Apesar do curso mais bem conceituado, o Rio de Janeiro apresentava algumas dificuldades. Além da distância maior da família, Bruna não conseguia encontrar um apartamento “Os que estavam disponíveis, só o aluguel ia sair a 600 reais. Eu teria de viver às custas do aperto dos meus pais, sem poder fazer um curso de línguas e indo ao cinema com os amigos a cada dois meses.” Em Belo Horizonte, ao contrário, suas primas Aline e Patrícia moravam nas proximidades da universidade e lhe ofereciam uma vaga. “Depois refleti melhor. Como assim eu estava dispensando uma universidade maravilhosa (referindo-se UFMG) do lado de casa, e a oportunidade de morar com minha prima que é minha melhor amiga de infância? Além disso, pensei ‘estou assistindo a muitas novelas de Manuel Carlos, pensando que terei uma vida de Leblon’.” brinca.

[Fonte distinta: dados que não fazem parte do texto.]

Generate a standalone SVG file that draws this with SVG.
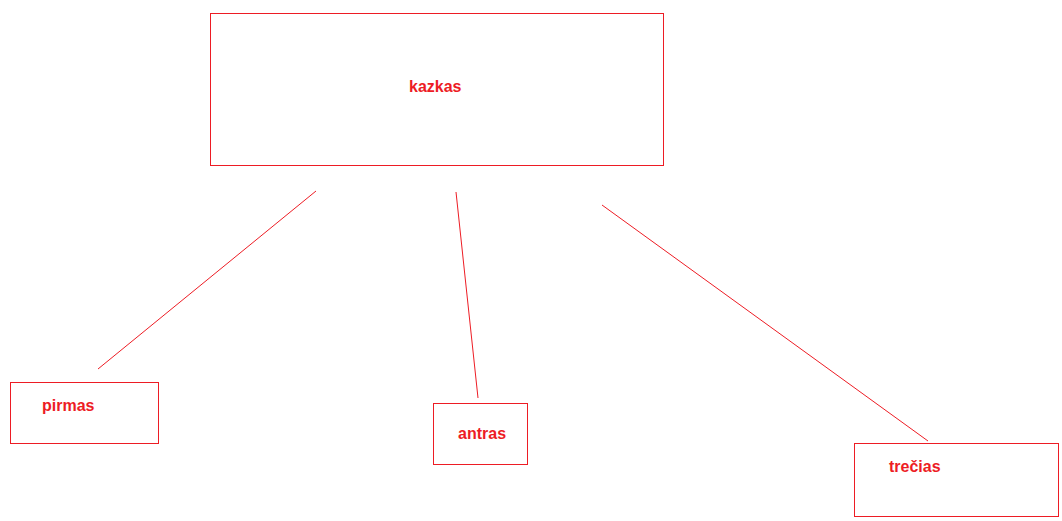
<svg xmlns="http://www.w3.org/2000/svg" width="1062" height="521" viewBox="0 0 1062 521">
<style>
.box{fill:#fff;stroke:#ED1C24;stroke-width:1}
.lbl{fill:#ED1C24;font-family:"Liberation Sans",Arial,sans-serif;font-weight:bold;font-size:16px}
.conn{stroke:#ED1C24;stroke-width:1;fill:none}
</style>
<rect width="1062" height="521" fill="#fff"/>
<g id="connectors">
<line class="conn" x1="316" y1="191" x2="98" y2="369"/>
<line class="conn" x1="456" y1="192" x2="478" y2="398"/>
<line class="conn" x1="602" y1="205" x2="928" y2="441"/>
</g>
<g id="kazkas">
<rect class="box" x="210.5" y="13.5" width="453" height="152"/>
<text class="lbl" x="409" y="92">kazkas</text>
</g>
<g id="pirmas">
<rect class="box" x="10.5" y="382.5" width="148" height="61"/>
<text class="lbl" x="42" y="411">pirmas</text>
</g>
<g id="antras">
<rect class="box" x="433.5" y="403.5" width="94" height="61"/>
<text class="lbl" x="458" y="439">antras</text>
</g>
<g id="trecias">
<rect class="box" x="854.5" y="443.5" width="204" height="73"/>
<text class="lbl" x="889" y="472">trečias</text>
</g>
</svg>
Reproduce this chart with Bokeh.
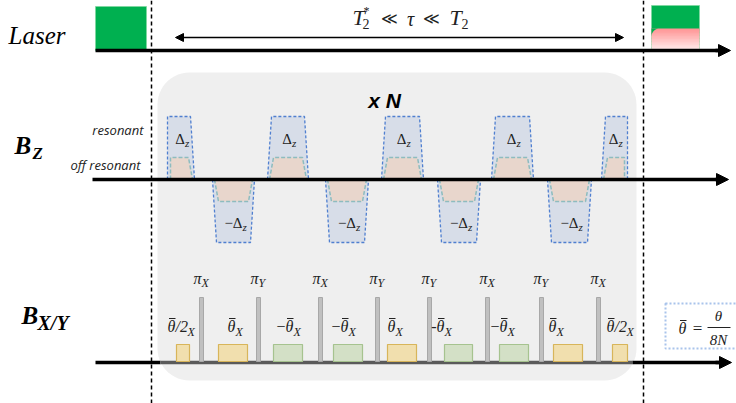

Há um pouco mais de um ano morando com as primas, Bruna, hoje com 20 anos, diz estar gostando muito de dividir o apartamento com elas, até porque as três se relacionam bem. “As vantagens de se morar com as primas é que elas te conhecem. As desvantagens é que elas te conhecem.” Brinca. “Mas agora terei um novo desafio: encontrar uma colega para dividir um apartamento.” Sua prima, Patrícia, está de casamento marcado e terá de ir embora, deixando Bruna sozinha. Numa inversão de papéis, a garota não está procurando por algum lugar para ficar, mas por alguém que divida apartamento.

Ao contrário de José Carlos, que se dedicava totalmente a um emprego que lhe permitia pagar um aluguel próprio, Bruna possui um horário irregular na UFMG, cursando matérias nos períodos da manhã, tarde e noite, sendo obrigada a depender financeiramente dos pais. Por isso, terá de dividir o apartamento com alguém. “Amo o lugar que moro, amo morar com minhas primas e tenho ótimos vizinhos e pago aluguel barato. Não consigo nem cogitar atualmente ter um apartamento próprio.” Assim, vencendo um desafio após o outro, Bruna vai avançando em sua jornada, longe da casa dos pais.